------ Data ------

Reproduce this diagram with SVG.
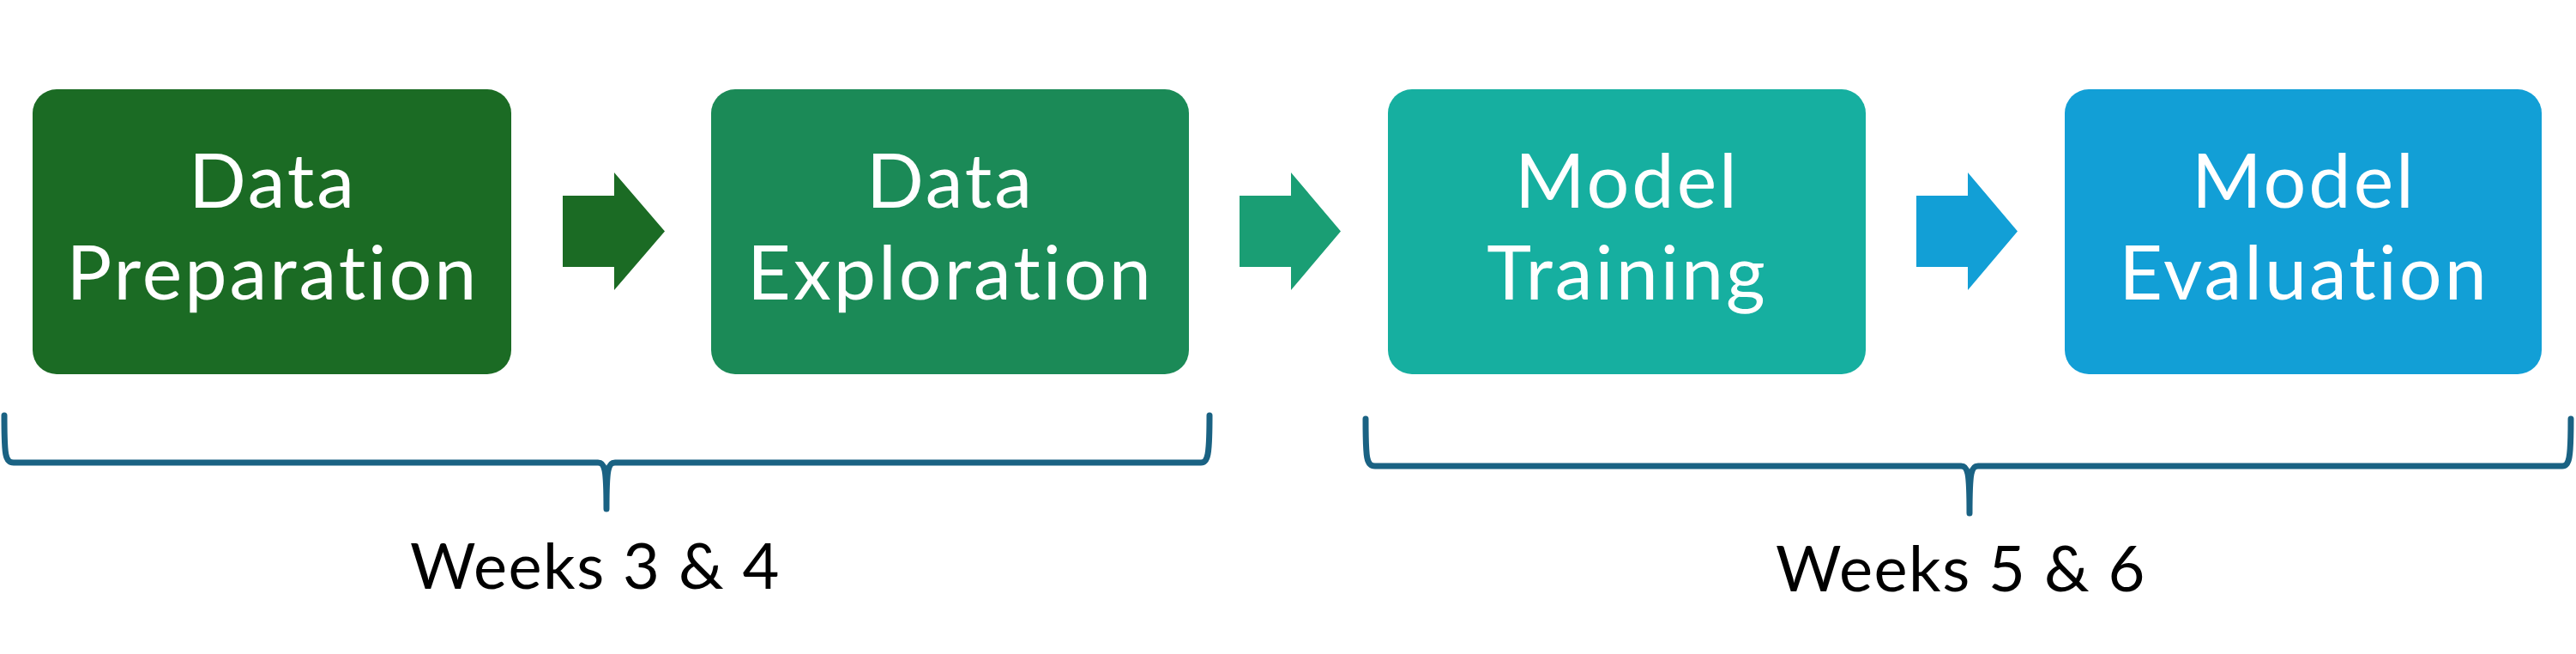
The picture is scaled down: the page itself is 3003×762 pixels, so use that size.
<svg xmlns="http://www.w3.org/2000/svg" width="3003" height="762" viewBox="0 0 3003 762">
<style>
.box text{font-family:Lato,"Open Sans",sans-serif;font-size:88px;letter-spacing:3px;fill:#ffffff;text-anchor:middle}
.brace{fill:none;stroke:#1A6283;stroke-width:7;stroke-linecap:round;stroke-linejoin:round}
.label{font-family:Lato,"Open Sans",sans-serif;font-size:74px;letter-spacing:1.5px;fill:#000000;text-anchor:middle}
</style>
<rect width="3003" height="762" fill="#ffffff"/>
<g id="node-data-preparation" class="box">
<rect x="38" y="104" width="558" height="332" rx="28" fill="#1B6B24"/>
<text x="318" y="242">Data</text>
<text x="318" y="349">Preparation</text>
</g>
<g id="node-data-exploration" class="box">
<rect x="829" y="104" width="557" height="332" rx="28" fill="#1B8A57"/>
<text x="1108" y="242">Data</text>
<text x="1108" y="349">Exploration</text>
</g>
<g id="node-model-training" class="box">
<rect x="1618" y="104" width="557" height="332" rx="28" fill="#16AFA0"/>
<text x="1897" y="242">Model</text>
<text x="1897" y="349">Training</text>
</g>
<g id="node-model-evaluation" class="box">
<rect x="2407" y="104" width="556" height="332" rx="28" fill="#129FD6"/>
<text x="2686" y="242">Model</text>
<text x="2686" y="349">Evaluation</text>
</g>
<g id="connectors">
<polygon points="656,228 716,228 716,201 775,269.5 716,338 716,311 656,311" fill="#1B6B24"/>
<polygon points="1445,228 1505,228 1505,201 1563,269.5 1505,338 1505,311 1445,311" fill="#1A9E74"/>
<polygon points="2234,228 2294,228 2294,201 2352,269.5 2294,338 2294,311 2234,311" fill="#129FD6"/>
</g>
<g id="brace-weeks-3-4">
<path class="brace" d="M5,484 C5,531 6,539 16,539 L697,539 C705,539 707,545 707,593 C707,545 709,539 717,539 L1400,539 C1408,539 1410,531 1410,484"/>
<text class="label" x="694" y="686">Weeks 3 &amp; 4</text>
</g>
<g id="brace-weeks-5-6">
<path class="brace" d="M1592,488 C1592,535 1593,543 1603,543 L2286,543 C2294,543 2296,549 2296,598 C2296,549 2298,543 2306,543 L2987,543 C2995,543 2997,535 2997,488"/>
<text class="label" x="2286" y="689">Weeks 5 &amp; 6</text>
</g>
</svg>
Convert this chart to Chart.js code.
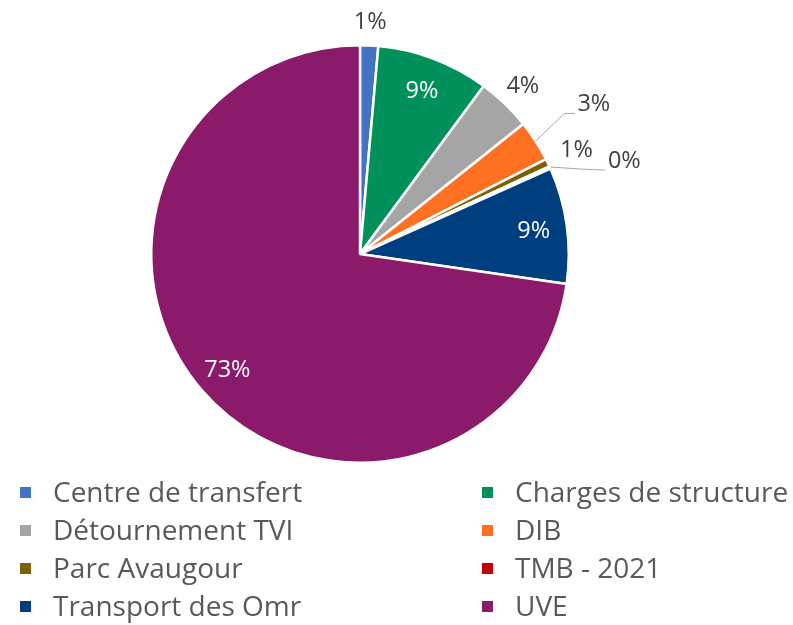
<!DOCTYPE html>
<html>
<head>
<meta charset="utf-8">
<script src="https://cdn.jsdelivr.net/npm/chart.js@4"></script>
<style>
  html, body { margin: 0; padding: 0; background: #fff; }
  #wrap { width: 793px; height: 625px; position: relative; }
</style>
</head>
<body>
<div id="wrap"><canvas id="pie"></canvas></div>
<script>
// categories and values (share of total, %)
const categories = ['Centre de transfert', 'Charges de structure', 'Détournement TVI', 'DIB',
    'Parc Avaugour', 'TMB - 2021', 'Transport des Omr', 'UVE'];
const values = [1.4, 8.7, 4.2, 3.2, 0.6, 0.2, 9.0, 72.7];
const colors = ['#4472c4', '#00915a', '#a5a5a5', '#ff7020', '#7f6000', '#c00000', '#003f7f', '#8b1a6b'];

const FONT = '"Open Sans", Lato, sans-serif';

// where each percentage label goes
const placement = [
    { kind: 'out', off: 24 },
    { kind: 'in' },
    { kind: 'out', off: 26 },
    { kind: 'leader', pts: [[28, -27], [38, -27]] },
    { kind: 'out', off: 32 },
    { kind: 'leader', pts: [[30, 2], [54, 3]] },
    { kind: 'in' },
    { kind: 'in' }
];

const pctLabels = {
    id: 'pctLabels',
    afterDatasetsDraw(chart) {
        const ctx = chart.ctx;
        const meta = chart.getDatasetMeta(0);
        const total = values.reduce((a, b) => a + b, 0);
        ctx.save();
        ctx.font = '23.5px ' + FONT;
        ctx.textBaseline = 'alphabetic';
        meta.data.forEach((arc, i) => {
            const p = arc.getProps(['x', 'y', 'startAngle', 'endAngle', 'outerRadius'], true);
            const mid = (p.startAngle + p.endAngle) / 2;
            const txt = Math.round(values[i] / total * 100) + '%';
            const pl = placement[i];
            if (pl.kind === 'in') {
                const r = p.outerRadius * 0.84;
                ctx.fillStyle = '#ffffff';
                ctx.textAlign = 'center';
                ctx.fillText(txt, p.x + Math.cos(mid) * r, p.y + Math.sin(mid) * r + 8);
            } else if (pl.kind === 'out') {
                const r = p.outerRadius + pl.off;
                ctx.fillStyle = '#404040';
                ctx.textAlign = 'center';
                ctx.fillText(txt, p.x + Math.cos(mid) * r, p.y + Math.sin(mid) * r + 8);
            } else {
                const ex = p.x + Math.cos(mid) * (p.outerRadius + 1);
                const ey = p.y + Math.sin(mid) * (p.outerRadius + 1);
                ctx.strokeStyle = '#a6a6a6';
                ctx.lineWidth = 1;
                ctx.beginPath();
                ctx.moveTo(ex, ey);
                pl.pts.forEach(q => ctx.lineTo(ex + q[0], ey + q[1]));
                ctx.stroke();
                const last = pl.pts[pl.pts.length - 1];
                ctx.fillStyle = '#404040';
                ctx.textAlign = 'left';
                ctx.fillText(txt, ex + last[0] + 3, ey + last[1] - 2);
            }
        });
        ctx.restore();
    }
};

// two-column legend under the pie
const gridLegend = {
    id: 'gridLegend',
    afterDraw(chart) {
        const ctx = chart.ctx;
        const cols = [20, 482];
        const top = 492, step = 38;
        ctx.save();
        ctx.font = '28px ' + FONT;
        ctx.textBaseline = 'alphabetic';
        ctx.textAlign = 'left';
        categories.forEach((c, i) => {
            const x = cols[i % 2];
            const y = top + Math.floor(i / 2) * step;
            ctx.fillStyle = colors[i];
            ctx.fillRect(x, y - 5, 11, 11);
            ctx.fillStyle = '#595959';
            ctx.fillText(c, x + 33, y + 10);
        });
        ctx.restore();
    }
};

new Chart(document.getElementById('pie'), {
    type: 'pie',
    data: {
        labels: categories,
        datasets: [{
            data: values,
            backgroundColor: colors,
            borderColor: '#ffffff',
            borderWidth: 2.5
        }]
    },
    options: {
        responsive: true,
        maintainAspectRatio: false,
        animation: false,
        layout: { padding: { top: 44, bottom: 161, left: 150, right: 223 } },
        plugins: {
            legend: { display: false },
            tooltip: { enabled: false }
        }
    },
    plugins: [pctLabels, gridLegend]
});
</script>
</body>
</html>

------

• **Aim**
Pictures in the records above are left out; print everything else exactly as written.

• **Complete answer**
Reproduce this diagram with SVG.
The picture is scaled down: the page itself is 3003×762 pixels, so use that size.
<svg xmlns="http://www.w3.org/2000/svg" width="3003" height="762" viewBox="0 0 3003 762">
<style>
.box text{font-family:Lato,"Open Sans",sans-serif;font-size:88px;letter-spacing:3px;fill:#ffffff;text-anchor:middle}
.brace{fill:none;stroke:#1A6283;stroke-width:7;stroke-linecap:round;stroke-linejoin:round}
.label{font-family:Lato,"Open Sans",sans-serif;font-size:74px;letter-spacing:1.5px;fill:#000000;text-anchor:middle}
</style>
<rect width="3003" height="762" fill="#ffffff"/>
<g id="node-data-preparation" class="box">
<rect x="38" y="104" width="558" height="332" rx="28" fill="#1B6B24"/>
<text x="318" y="242">Data</text>
<text x="318" y="349">Preparation</text>
</g>
<g id="node-data-exploration" class="box">
<rect x="829" y="104" width="557" height="332" rx="28" fill="#1B8A57"/>
<text x="1108" y="242">Data</text>
<text x="1108" y="349">Exploration</text>
</g>
<g id="node-model-training" class="box">
<rect x="1618" y="104" width="557" height="332" rx="28" fill="#16AFA0"/>
<text x="1897" y="242">Model</text>
<text x="1897" y="349">Training</text>
</g>
<g id="node-model-evaluation" class="box">
<rect x="2407" y="104" width="556" height="332" rx="28" fill="#129FD6"/>
<text x="2686" y="242">Model</text>
<text x="2686" y="349">Evaluation</text>
</g>
<g id="connectors">
<polygon points="656,228 716,228 716,201 775,269.5 716,338 716,311 656,311" fill="#1B6B24"/>
<polygon points="1445,228 1505,228 1505,201 1563,269.5 1505,338 1505,311 1445,311" fill="#1A9E74"/>
<polygon points="2234,228 2294,228 2294,201 2352,269.5 2294,338 2294,311 2234,311" fill="#129FD6"/>
</g>
<g id="brace-weeks-3-4">
<path class="brace" d="M5,484 C5,531 6,539 16,539 L697,539 C705,539 707,545 707,593 C707,545 709,539 717,539 L1400,539 C1408,539 1410,531 1410,484"/>
<text class="label" x="694" y="686">Weeks 3 &amp; 4</text>
</g>
<g id="brace-weeks-5-6">
<path class="brace" d="M1592,488 C1592,535 1593,543 1603,543 L2286,543 C2294,543 2296,549 2296,598 C2296,549 2298,543 2306,543 L2987,543 C2995,543 2997,535 2997,488"/>
<text class="label" x="2286" y="689">Weeks 5 &amp; 6</text>
</g>
</svg>
Convert this chart to Chart.js code.
<!DOCTYPE html>
<html>
<head>
<meta charset="utf-8">
<script src="https://cdn.jsdelivr.net/npm/chart.js@4"></script>
<style>
  html, body { margin: 0; padding: 0; background: #fff; }
  #wrap { width: 793px; height: 625px; position: relative; }
</style>
</head>
<body>
<div id="wrap"><canvas id="pie"></canvas></div>
<script>
// categories and values (share of total, %)
const categories = ['Centre de transfert', 'Charges de structure', 'Détournement TVI', 'DIB',
    'Parc Avaugour', 'TMB - 2021', 'Transport des Omr', 'UVE'];
const values = [1.4, 8.7, 4.2, 3.2, 0.6, 0.2, 9.0, 72.7];
const colors = ['#4472c4', '#00915a', '#a5a5a5', '#ff7020', '#7f6000', '#c00000', '#003f7f', '#8b1a6b'];

const FONT = '"Open Sans", Lato, sans-serif';

// where each percentage label goes
const placement = [
    { kind: 'out', off: 24 },
    { kind: 'in' },
    { kind: 'out', off: 26 },
    { kind: 'leader', pts: [[28, -27], [38, -27]] },
    { kind: 'out', off: 32 },
    { kind: 'leader', pts: [[30, 2], [54, 3]] },
    { kind: 'in' },
    { kind: 'in' }
];

const pctLabels = {
    id: 'pctLabels',
    afterDatasetsDraw(chart) {
        const ctx = chart.ctx;
        const meta = chart.getDatasetMeta(0);
        const total = values.reduce((a, b) => a + b, 0);
        ctx.save();
        ctx.font = '23.5px ' + FONT;
        ctx.textBaseline = 'alphabetic';
        meta.data.forEach((arc, i) => {
            const p = arc.getProps(['x', 'y', 'startAngle', 'endAngle', 'outerRadius'], true);
            const mid = (p.startAngle + p.endAngle) / 2;
            const txt = Math.round(values[i] / total * 100) + '%';
            const pl = placement[i];
            if (pl.kind === 'in') {
                const r = p.outerRadius * 0.84;
                ctx.fillStyle = '#ffffff';
                ctx.textAlign = 'center';
                ctx.fillText(txt, p.x + Math.cos(mid) * r, p.y + Math.sin(mid) * r + 8);
            } else if (pl.kind === 'out') {
                const r = p.outerRadius + pl.off;
                ctx.fillStyle = '#404040';
                ctx.textAlign = 'center';
                ctx.fillText(txt, p.x + Math.cos(mid) * r, p.y + Math.sin(mid) * r + 8);
            } else {
                const ex = p.x + Math.cos(mid) * (p.outerRadius + 1);
                const ey = p.y + Math.sin(mid) * (p.outerRadius + 1);
                ctx.strokeStyle = '#a6a6a6';
                ctx.lineWidth = 1;
                ctx.beginPath();
                ctx.moveTo(ex, ey);
                pl.pts.forEach(q => ctx.lineTo(ex + q[0], ey + q[1]));
                ctx.stroke();
                const last = pl.pts[pl.pts.length - 1];
                ctx.fillStyle = '#404040';
                ctx.textAlign = 'left';
                ctx.fillText(txt, ex + last[0] + 3, ey + last[1] - 2);
            }
        });
        ctx.restore();
    }
};

// two-column legend under the pie
const gridLegend = {
    id: 'gridLegend',
    afterDraw(chart) {
        const ctx = chart.ctx;
        const cols = [20, 482];
        const top = 492, step = 38;
        ctx.save();
        ctx.font = '28px ' + FONT;
        ctx.textBaseline = 'alphabetic';
        ctx.textAlign = 'left';
        categories.forEach((c, i) => {
            const x = cols[i % 2];
            const y = top + Math.floor(i / 2) * step;
            ctx.fillStyle = colors[i];
            ctx.fillRect(x, y - 5, 11, 11);
            ctx.fillStyle = '#595959';
            ctx.fillText(c, x + 33, y + 10);
        });
        ctx.restore();
    }
};

new Chart(document.getElementById('pie'), {
    type: 'pie',
    data: {
        labels: categories,
        datasets: [{
            data: values,
            backgroundColor: colors,
            borderColor: '#ffffff',
            borderWidth: 2.5
        }]
    },
    options: {
        responsive: true,
        maintainAspectRatio: false,
        animation: false,
        layout: { padding: { top: 44, bottom: 161, left: 150, right: 223 } },
        plugins: {
            legend: { display: false },
            tooltip: { enabled: false }
        }
    },
    plugins: [pctLabels, gridLegend]
});
</script>
</body>
</html>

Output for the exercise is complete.